> Task details
Locate the lines that hold the string "this". Copy every such line.

* * * *

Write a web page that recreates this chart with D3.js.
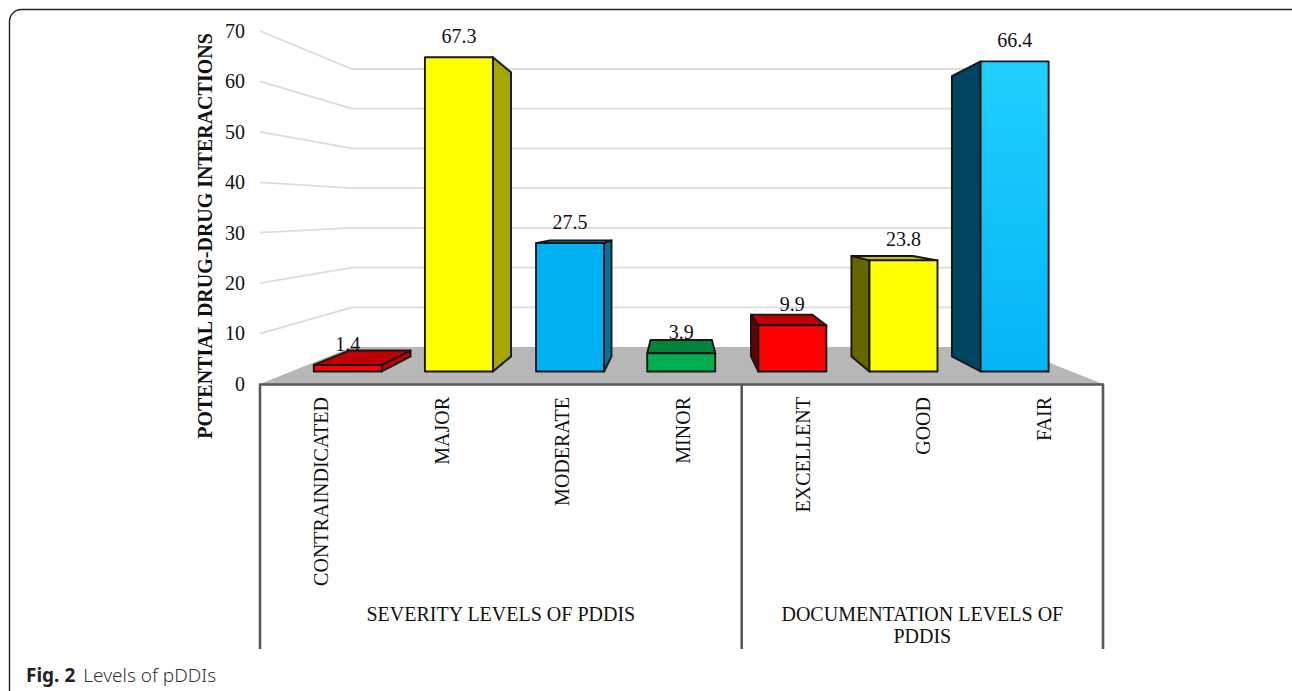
<!DOCTYPE html>
<html>
<head>
<meta charset="utf-8">
<script src="https://cdn.jsdelivr.net/npm/d3@7/dist/d3.min.js"></script>
<style>
  html, body { margin: 0; padding: 0; background: #fff; }
  svg { display: block; }
  text { font-family: "Liberation Serif", serif; fill: #111; }
</style>
</head>
<body>
<svg id="chart" width="1292" height="691"></svg>
<script>
// Percentages of potential drug-drug interactions by level
const categories = ["CONTRAINDICATED", "MAJOR", "MODERATE", "MINOR", "EXCELLENT", "GOOD", "FAIR"];
const values = [1.4, 67.3, 27.5, 3.9, 9.9, 23.8, 66.4];
const barColors = ["#ff0000", "#ffff00", "#00b0f0", "#00b050", "#ff0000", "#ffff00", "#00b0f0"];
const yTicks = [0, 10, 20, 30, 40, 50, 60, 70];
const groups = [
  { lines: ["SEVERITY LEVELS OF PDDIS"], members: categories.slice(0, 4) },
  { lines: ["DOCUMENTATION LEVELS OF", "PDDIS"], members: categories.slice(4) }
];

const svg = d3.select("#chart");

// Perspective set-up: walls, floor and bars all recede to one vanishing point
const vp = { x: 681.5, y: 214.5 };
const barDepth = 0.096;
const wall = { frontL: 260, backL: 352, backR: 1010, frontR: 1103 };

const yWallFront = d3.scaleLinear().domain([0, 70]).range([384, 31]);
const yWallBack = d3.scaleLinear().domain([0, 70]).range([347, 69]);
const yBar = d3.scaleLinear().domain([0, 70]).range([371.5, 44.6]);
const xBar = d3.scaleBand().domain(categories).range([292.2, 1070.2]).paddingInner(0.388).paddingOuter(0.194);
const xLabel = d3.scaleBand().domain(categories).range([wall.frontL, wall.frontR]);

const recede = (x, y) => [x + barDepth * (vp.x - x), y + barDepth * (vp.y - y)];
const line = d3.line();
const closed = pts => line(pts) + "Z";

// Card outline and caption
svg.append("rect")
  .attr("x", 9.5).attr("y", 9.5).attr("width", 1300).attr("height", 720).attr("rx", 12)
  .attr("fill", "none").attr("stroke", "#222").attr("stroke-width", 1.4);

const caption = svg.append("text").attr("x", 26).attr("y", 682)
  .style("font-family", "'Noto Sans', sans-serif").style("font-size", "19px").style("fill", "#333");
caption.append("tspan").style("font-weight", 700).style("fill", "#222").text("Fig. 2");
caption.append("tspan").attr("dx", 8).style("font-weight", 300).text("Levels of pDDIs");

// Side-wall and back-wall gridlines
svg.append("g").selectAll("path").data(yTicks.filter(d => d > 0)).join("path")
  .attr("d", d => line([
    [wall.frontL, yWallFront(d)],
    [wall.backL, yWallBack(d)],
    [wall.backR, yWallBack(d)]
  ]))
  .attr("fill", "none").attr("stroke", "#dcdcdc").attr("stroke-width", 1.8);

// Floor
svg.append("path")
  .attr("d", closed([
    [wall.frontL, yWallFront(0)],
    [wall.backL, yWallBack(0)],
    [wall.backR, yWallBack(0)],
    [wall.frontR, yWallFront(0)]
  ]))
  .attr("fill", "#b7b7b7");

// Value axis
const yAxis = svg.append("g").attr("transform", "translate(250,0)")
  .call(d3.axisLeft(yWallFront).tickValues(yTicks).tickSize(0).tickPadding(5));
yAxis.select(".domain").remove();
yAxis.selectAll("text").style("font-family", "'Liberation Serif', serif").style("font-size", "20px").style("fill", "#111");

svg.append("text")
  .attr("transform", "translate(212,236) rotate(-90)")
  .attr("text-anchor", "middle")
  .style("font-size", "20px").style("font-weight", 700)
  .text("POTENTIAL DRUG-DRUG INTERACTIONS");

// Bars, each a front face plus whichever top and side faces the viewpoint reveals
const bars = svg.append("g").selectAll("g").data(categories).join("g");
bars.each(function (cat, i) {
  const g = d3.select(this);
  const x0 = xBar(cat), x1 = x0 + xBar.bandwidth();
  const yT = yBar(values[i]), yB = yBar(0);
  const base = d3.color(barColors[i]);
  const shade = k => d3.rgb(base.r * k, base.g * k, base.b * k).formatHex();
  const face = (pts, fill) => g.append("path").attr("d", closed(pts))
    .attr("fill", fill).attr("stroke", "#161616").attr("stroke-width", 1.9)
    .attr("stroke-linejoin", "round");

  if (x1 < vp.x) {
    face([[x1, yT], recede(x1, yT), recede(x1, yB), [x1, yB]], shade(i === 0 ? 0.75 : 0.65));
  } else if (x0 > vp.x) {
    face([[x0, yT], recede(x0, yT), recede(x0, yB), [x0, yB]], shade(0.4));
  }
  if (recede(x0, yT)[1] < yT) {
    face([[x0, yT], recede(x0, yT), recede(x1, yT), [x1, yT]], shade(0.75));
  }

  let fill = barColors[i];
  if (cat === "FAIR") {
    const grad = svg.append("defs").append("linearGradient")
      .attr("id", "fairFill").attr("x1", 0).attr("y1", 0).attr("x2", 0).attr("y2", 1);
    grad.append("stop").attr("offset", 0).attr("stop-color", "#1fd0ff");
    grad.append("stop").attr("offset", 1).attr("stop-color", "#05b4f5");
    fill = "url(#fairFill)";
  }
  face([[x0, yT], [x1, yT], [x1, yB], [x0, yB]], fill);

  g.append("text")
    .attr("x", (x0 + x1) / 2).attr("y", yT - 14)
    .attr("text-anchor", "middle")
    .style("font-size", "20px")
    .text(values[i]);
});

// Multi-level category axis beneath the floor
const axisColor = "#595959";
const axisLines = svg.append("g").attr("stroke", axisColor).attr("stroke-width", 2.6).attr("fill", "none");
axisLines.append("path").attr("d", line([[wall.frontL - 1, 384.5], [wall.frontR + 1, 384.5]]));
const splits = [xLabel(categories[0]), xLabel(groups[1].members[0]), wall.frontR];
axisLines.selectAll("path.tick").data(splits).join("path").attr("class", "tick")
  .attr("d", x => line([[x, 384.5], [x, 649]]));

svg.append("g").selectAll("text").data(categories).join("text")
  .attr("transform", d => `translate(${xLabel(d) + xLabel.bandwidth() / 2 + 8},397) rotate(-90)`)
  .attr("text-anchor", "end")
  .style("font-size", "20px")
  .text(d => d);

groups.forEach(group => {
  const first = xLabel(group.members[0]);
  const last = xLabel(group.members[group.members.length - 1]) + xLabel.bandwidth();
  const t = svg.append("text").attr("text-anchor", "middle").style("font-size", "20px");
  group.lines.forEach((txt, k) => {
    t.append("tspan").attr("x", (first + last) / 2).attr("y", 621 + k * 22).text(txt);
  });
});
</script>
</body>
</html>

* * * *

> Output of the exercise
Write a web page that recreates this chart with D3.js.
  const g = d3.select(this);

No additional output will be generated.